Alan asks the formidable question: why didn’t this major historic property, designed by O’Neil Ford, one of a handful in the city, so incredibly significant, sell?
Across Armstrong is the estate of Jerry Jones. Five lots to the south is Troy Aikman’s new place. Across St. Johns, the nearest house is on the tax rolls at $25 million.
But when the 8,900-square-foot Penson house at 3756 Armstrong was listed for $7.5 million and later $6 million, a buyer did not materialize. A recent appraisal of the property valued the land at $6.1 million.
I just got off the phone with Jonathan Miller, one of the nations’ top real estate appraisers and experts. Jonathan was in Dallas last week for the annual Relocation Appraisers & Consultants conference in Frisco. I asked him if he was seeing more trophy properties going to auction and he said, yes indeed, and we will see more. Because that is what the Penson house is: an architectural wonder, but a trophy property. And the market everywhere is a little soft for them.
Alan spoke to Greg Rohan, president of Dallas-based Heritage Auction, who said a smart buyer could come in, spend $2 million to refresh the home’s interiors, and enjoy an $8 million investment in a sea of $25 million mansions:
When it was listed, a lot of buyers didn’t have the vision or expertise to realize they could buy it for lot value,” says Rohan. “Then they could spend a couple of million dollars to return it to its original splendor.” At lot value plus a full restoration, the cost would have been about $8 million for a sprawling masterpiece on one of Highland Park’s most prized lots.

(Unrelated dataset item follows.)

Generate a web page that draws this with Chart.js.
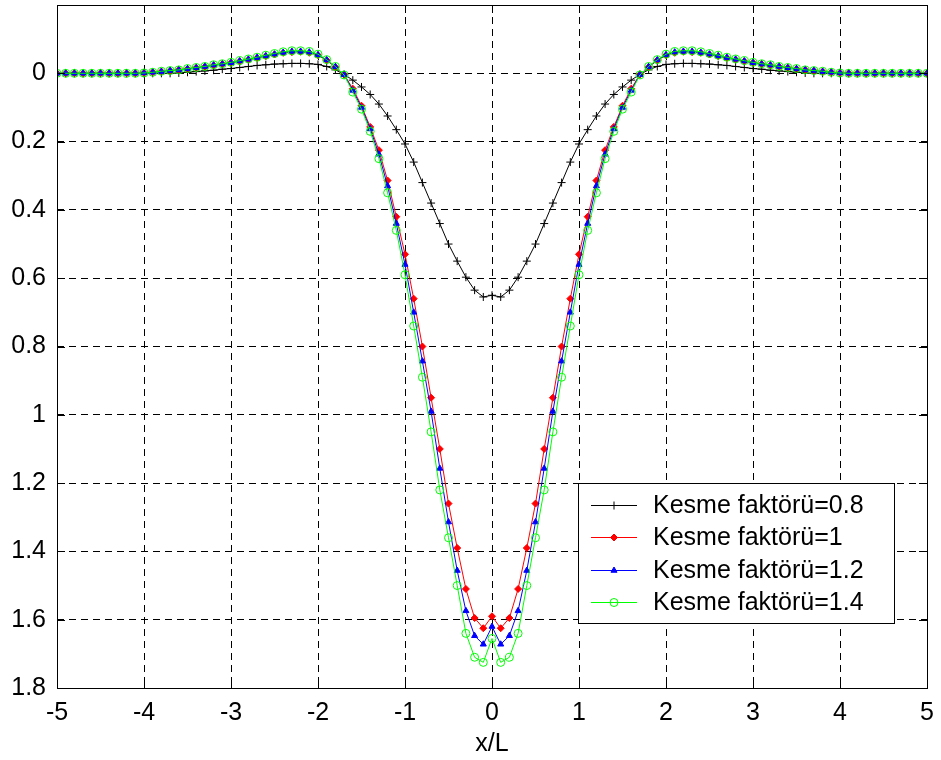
<!DOCTYPE html>
<html>
<head>
<meta charset="utf-8">
<title>Kesme faktörü</title>
<script src="https://cdn.jsdelivr.net/npm/chart.js@4/dist/chart.umd.min.js"></script>
<style>
    body { margin: 0; background: #ffffff; }
    #chart-wrap { width: 941px; height: 760px; }
</style>
</head>
<body>
<div id="chart-wrap">
    <canvas id="kesme-chart" width="941" height="760"></canvas>
</div>
<script>
// x/L
const xValues = [
    -5.0, -4.9, -4.8, -4.7, -4.6, -4.5, -4.4, -4.3, -4.2, -4.1,
    -4.0, -3.9, -3.8, -3.7, -3.6, -3.5, -3.4, -3.3, -3.2, -3.1,
    -3.0, -2.9, -2.8, -2.7, -2.6, -2.5, -2.4, -2.3, -2.2, -2.1,
    -2.0, -1.9, -1.8, -1.7, -1.6, -1.5, -1.4, -1.3, -1.2, -1.1,
    -1.0, -0.9, -0.8, -0.7, -0.6, -0.5, -0.4, -0.3, -0.2, -0.1,
    0.0,
    0.1, 0.2, 0.3, 0.4, 0.5, 0.6, 0.7, 0.8, 0.9, 1.0,
    1.1, 1.2, 1.3, 1.4, 1.5, 1.6, 1.7, 1.8, 1.9, 2.0,
    2.1, 2.2, 2.3, 2.4, 2.5, 2.6, 2.7, 2.8, 2.9, 3.0,
    3.1, 3.2, 3.3, 3.4, 3.5, 3.6, 3.7, 3.8, 3.9, 4.0,
    4.1, 4.2, 4.3, 4.4, 4.5, 4.6, 4.7, 4.8, 4.9, 5.0
];

const kesme08 = [
    0, 0, 0, 0, 0, 0, 0, 0, 0, 0,
    0, 0, 0, 0, -0.001, -0.003, -0.005, -0.007, -0.009, -0.012,
    -0.014, -0.017, -0.02, -0.023, -0.025, -0.027, -0.028, -0.029, -0.029, -0.028,
    -0.026, -0.02, -0.01, 0.003, 0.02, 0.04, 0.062, 0.09, 0.125, 0.165,
    0.207, 0.26, 0.32, 0.38, 0.44, 0.50, 0.55, 0.597, 0.635, 0.655,
    0.65,
    0.655, 0.635, 0.597, 0.55, 0.50, 0.44, 0.38, 0.32, 0.26, 0.207,
    0.165, 0.125, 0.09, 0.062, 0.04, 0.02, 0.003, -0.01, -0.02, -0.026,
    -0.028, -0.029, -0.029, -0.028, -0.027, -0.025, -0.023, -0.02, -0.017, -0.014,
    -0.012, -0.009, -0.007, -0.005, -0.003, -0.001, 0, 0, 0, 0,
    0, 0, 0, 0, 0, 0, 0, 0, 0, 0
];

const kesme10 = [
    0, 0, 0, 0, 0, 0, 0, 0, 0, 0,
    -0.001, -0.003, -0.005, -0.007, -0.01, -0.013, -0.016, -0.019, -0.023, -0.027,
    -0.031, -0.035, -0.04, -0.045, -0.05, -0.055, -0.06, -0.062, -0.063, -0.06,
    -0.053, -0.038, -0.018, 0.004, 0.045, 0.095, 0.157, 0.225, 0.314, 0.42,
    0.53, 0.66, 0.80, 0.95, 1.10, 1.26, 1.39, 1.51, 1.595, 1.625,
    1.59,
    1.625, 1.595, 1.51, 1.39, 1.26, 1.10, 0.95, 0.80, 0.66, 0.53,
    0.42, 0.314, 0.225, 0.157, 0.095, 0.045, 0.004, -0.018, -0.038, -0.053,
    -0.06, -0.063, -0.062, -0.06, -0.055, -0.05, -0.045, -0.04, -0.035, -0.031,
    -0.027, -0.023, -0.019, -0.016, -0.013, -0.01, -0.007, -0.005, -0.003, -0.001,
    0, 0, 0, 0, 0, 0, 0, 0, 0, 0
];

const kesme12 = [
    0, 0, 0, 0, 0, 0, 0, 0, 0, 0,
    -0.001, -0.003, -0.005, -0.008, -0.01, -0.013, -0.016, -0.02, -0.024, -0.027,
    -0.031, -0.036, -0.041, -0.046, -0.051, -0.056, -0.061, -0.064, -0.064, -0.062,
    -0.054, -0.039, -0.019, 0.004, 0.05, 0.10, 0.163, 0.237, 0.33, 0.44,
    0.56, 0.70, 0.843, 0.99, 1.157, 1.314, 1.456, 1.574, 1.647, 1.672,
    1.62,
    1.672, 1.647, 1.574, 1.456, 1.314, 1.157, 0.99, 0.843, 0.70, 0.56,
    0.44, 0.33, 0.237, 0.163, 0.10, 0.05, 0.004, -0.019, -0.039, -0.054,
    -0.062, -0.064, -0.064, -0.061, -0.056, -0.051, -0.046, -0.041, -0.036, -0.031,
    -0.027, -0.024, -0.02, -0.016, -0.013, -0.01, -0.008, -0.005, -0.003, -0.001,
    0, 0, 0, 0, 0, 0, 0, 0, 0, 0
];

const kesme14 = [
    0, 0, 0, 0, 0, 0, 0, 0, 0, 0,
    -0.001, -0.003, -0.006, -0.008, -0.01, -0.014, -0.017, -0.02, -0.025, -0.028,
    -0.032, -0.037, -0.042, -0.047, -0.053, -0.058, -0.063, -0.066, -0.066, -0.064,
    -0.056, -0.04, -0.02, 0.005, 0.055, 0.105, 0.17, 0.25, 0.35, 0.46,
    0.59, 0.74, 0.89, 1.05, 1.22, 1.36, 1.50, 1.64, 1.71, 1.725,
    1.655,
    1.725, 1.71, 1.64, 1.50, 1.36, 1.22, 1.05, 0.89, 0.74, 0.59,
    0.46, 0.35, 0.25, 0.17, 0.105, 0.055, 0.005, -0.02, -0.04, -0.056,
    -0.064, -0.066, -0.066, -0.063, -0.058, -0.053, -0.047, -0.042, -0.037, -0.032,
    -0.028, -0.025, -0.02, -0.017, -0.014, -0.01, -0.008, -0.006, -0.003, -0.001,
    0, 0, 0, 0, 0, 0, 0, 0, 0, 0
];

const seriesLabels = [
    'Kesme faktörü=0.8',
    'Kesme faktörü=1',
    'Kesme faktörü=1.2',
    'Kesme faktörü=1.4'
];

const xTicks = [-5, -4, -3, -2, -1, 0, 1, 2, 3, 4, 5];
const yTicks = [0, 0.2, 0.4, 0.6, 0.8, 1, 1.2, 1.4, 1.6, 1.8];

const FONT = "'Liberation Sans', Arial, sans-serif";

function toPoints(ys) {
    return xValues.map((x, i) => ({ x: x, y: ys[i] }));
}

function makeDataset(label, ys, color, style, radius, fillMarker, order) {
    return {
        label: label,
        data: toPoints(ys),
        borderColor: color,
        borderWidth: 1,
        pointStyle: style,
        pointRadius: radius,
        pointBorderColor: color,
        pointBorderWidth: 1,
        pointBackgroundColor: fillMarker ? color : 'rgba(0,0,0,0)',
        fill: false,
        tension: 0,
        order: order
    };
}

// MATLAB-ish axes box with inward ticks
const boxPlugin = {
    id: 'axesBox',
    afterDatasetsDraw(chart) {
        const { ctx, chartArea: a, scales } = chart;
        ctx.save();
        ctx.strokeStyle = '#000000';
        ctx.lineWidth = 1;
        ctx.setLineDash([]);
        ctx.beginPath();
        const tick = 8;
        xTicks.forEach(v => {
            const px = Math.round(scales.x.getPixelForValue(v)) + 0.5;
            ctx.moveTo(px, a.bottom); ctx.lineTo(px, a.bottom - tick);
            ctx.moveTo(px, a.top); ctx.lineTo(px, a.top + tick);
        });
        yTicks.forEach(v => {
            const py = Math.round(scales.y.getPixelForValue(v)) + 0.5;
            ctx.moveTo(a.left, py); ctx.lineTo(a.left + tick, py);
            ctx.moveTo(a.right, py); ctx.lineTo(a.right - tick, py);
        });
        ctx.stroke();
        ctx.strokeRect(Math.round(a.left) + 0.5, Math.round(a.top) + 0.5,
            Math.round(a.right - a.left), Math.round(a.bottom - a.top));
        ctx.restore();
    }
};

// legend box drawn inside the plot, lower right
const legendPlugin = {
    id: 'insideLegend',
    afterDraw(chart) {
        const { ctx, chartArea: a } = chart;
        const w = 316, h = 140;
        const right = a.right - 33;
        const bottom = a.bottom - 65;
        const left = right - w, top = bottom - h;
        ctx.save();
        ctx.fillStyle = '#ffffff';
        ctx.fillRect(left, top, w, h);
        ctx.strokeStyle = '#000000';
        ctx.lineWidth = 1;
        ctx.strokeRect(Math.round(left) + 0.5, Math.round(top) + 0.5, w, h);

        ctx.textBaseline = 'middle';
        ctx.textAlign = 'left';
        chart.data.datasets.forEach((ds, i) => {
            const cy = Math.round(top + 22 + i * 32.3) + 0.5;
            const x0 = left + 13, x1 = left + 59;
            ctx.strokeStyle = ds.borderColor;
            ctx.beginPath();
            ctx.moveTo(x0, cy);
            ctx.lineTo(x1, cy);
            ctx.stroke();
            ctx.fillStyle = ds.pointBackgroundColor;
            Chart.helpers.drawPoint(ctx, {
                pointStyle: ds.pointStyle,
                radius: ds.pointRadius,
                borderWidth: 1,
                rotation: 0
            }, (x0 + x1) / 2, cy);
            ctx.fillStyle = '#000000';
            ctx.font = '25px ' + FONT;
            ctx.fillText(ds.label, left + 75, cy + 1);
        });
        ctx.restore();
    }
};

function renderChart() {
    const ctx = document.getElementById('kesme-chart').getContext('2d');

    new Chart(ctx, {
        type: 'line',
        data: {
            datasets: [
                makeDataset(seriesLabels[0], kesme08, '#000000', 'cross', 4, false, 3),
                makeDataset(seriesLabels[1], kesme10, '#ff0000', 'rectRot', 3.5, true, 2),
                makeDataset(seriesLabels[2], kesme12, '#0000ff', 'triangle', 3.5, true, 1),
                makeDataset(seriesLabels[3], kesme14, '#00ff00', 'circle', 4, false, 0)
            ]
        },
        options: {
            responsive: false,
            animation: false,
            devicePixelRatio: 1,
            layout: {
                padding: { top: 3, right: 14, bottom: 0, left: 0 }
            },
            plugins: {
                legend: { display: false },
                tooltip: { enabled: false }
            },
            scales: {
                x: {
                    type: 'linear',
                    min: -5,
                    max: 5,
                    afterFit: scale => {
                        scale.height = 72;
                        scale.paddingLeft = 0;
                        scale.paddingRight = 0;
                    },
                    afterBuildTicks: scale => {
                        scale.ticks = xTicks.map(v => ({ value: v }));
                    },
                    ticks: {
                        color: '#000000',
                        padding: 10,
                        maxRotation: 0,
                        font: { family: FONT, size: 25 },
                        callback: v => String(v)
                    },
                    grid: {
                        color: '#000000',
                        lineWidth: 1,
                        drawTicks: false
                    },
                    border: { display: false, dash: [7, 5] },
                    title: {
                        display: true,
                        text: 'x/L',
                        color: '#000000',
                        padding: { top: 0, bottom: 1 },
                        font: { family: FONT, size: 25 }
                    }
                },
                y: {
                    type: 'linear',
                    reverse: true,
                    min: -0.2,
                    max: 1.8,
                    afterFit: scale => {
                        scale.width = 57;
                        scale.paddingTop = 0;
                        scale.paddingBottom = 0;
                    },
                    afterBuildTicks: scale => {
                        scale.ticks = [-0.2].concat(yTicks).map(v => ({ value: v }));
                    },
                    ticks: {
                        color: '#000000',
                        padding: 11,
                        font: { family: FONT, size: 25 },
                        callback: v => (v < -0.1 ? '' : String(Math.round(v * 10) / 10))
                    },
                    grid: {
                        color: '#000000',
                        lineWidth: 1,
                        drawTicks: false
                    },
                    border: { display: false, dash: [7, 5] }
                }
            }
        },
        plugins: [boxPlugin, legendPlugin]
    });
}

renderChart();
</script>
</body>
</html>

At that price, it would be $17 million cheaper than the house across the street.
Peppard’s story also yields great insight into the one family that built and owned this house. As we all know by now, it’s the story that makes a home.
So here’s the story and exclusive photos from our event where the Dallas real estate world really lived it up :
3756 Armstrong Avenue was built by Nancy and John G. “Jack” Penson, on land bought for them by Nancy’s mother, a descendent of the Penn Oil family. They commissioned Ford to build the 8900 square foot home and lived in it their entire life. The home was not just a place for the family to enjoy, but it became quite the focal house for charity events and fundraising.
Nancy Penn had gone east to college, to Wellesley College in Massachusetts, where she met Jack Penson, a student at Harvard. Jack was from Long Island, and worked for a bit on Wall Street. The couple moved back to Dallas in the 1950’s. That’s when they commissioned Ford, built the house, and moved into it in 1954 to raise their three girls.
One of the Penson daughters, Read Penson Gendler, says she never realized the architectural significance of the home, not until she was in college.
There is an undisclosed reserve, however, and no minimum bid, as long as it is over the starting bid.
“There is a reserve, but the sellers see it only as an insurance policy against an unlikely series of catastrophic events leading up to auction day, like a financial market crash,” say Nate Schar, Director, Luxury Real Estate, Heritage Auctions.
“The property is owned by an estate that’s being finalized, they simply wanted an insurance policy to protect from the property selling for a ridiculous price,” added Schar. “The reserve is easily attainable.”